As I've said before, we will soon not be in a position to be able to afford what Jim calls 'irony'. There's some acceptance of what is happening, people are making jokes about high oil prices, like the 94.7 Mansfield's traffic porn joke today (watch people screwing while you fill up/get screwed). That is going to change. There is going to be such a radical shift from party mode to Oh Fuck mode, the jokers are going to catch a cold before they catch on that suddenly no one is laughing. Very suddenly. The serious conversations that have been ignored for a long time, by commentators like myself, are going to start to filter through and change the public mindset, and public mood. I'm used to these projections and predictions. Many aren't, and they are going to struggle with the mood shift. There will be denial and struggle to accept this forced transition. From convenience living, from consumerism, from indepedence, to the opposite of all these things. No one is used to it. Enforced discipline isn't fun.

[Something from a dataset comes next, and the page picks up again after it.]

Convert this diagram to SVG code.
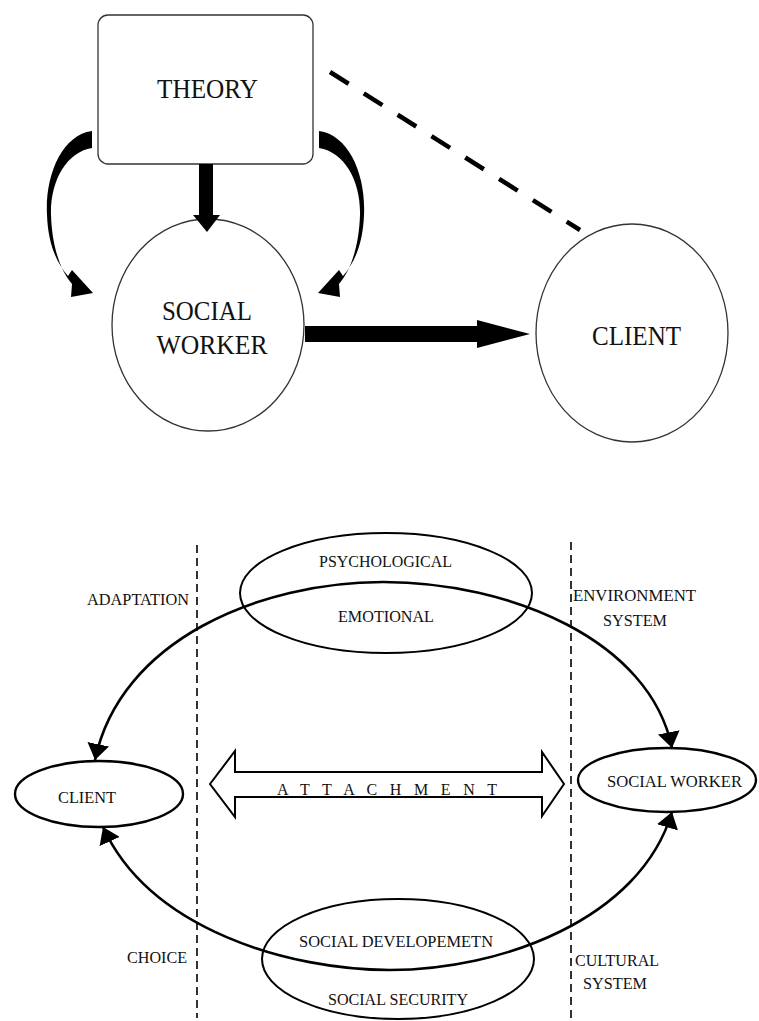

People will become depressed, there will be suicides, there will be rising chaos amongst people who don't have cars or computers. And those who do, the middle class, right now are going to start feeling their wealth erode, the way an iceberg melts and is reduced to melt water that gets lost in the ocean. That house you are living in? Say goodbye.

Unfortunately, for our collective stupidity and intransigence, we completely and utterly deserve this state of affairs. And you will see, as it becomes a chronic and impossible situation, just how stupid we have been, and to what extent we deserve the whirlwind we are about to reap.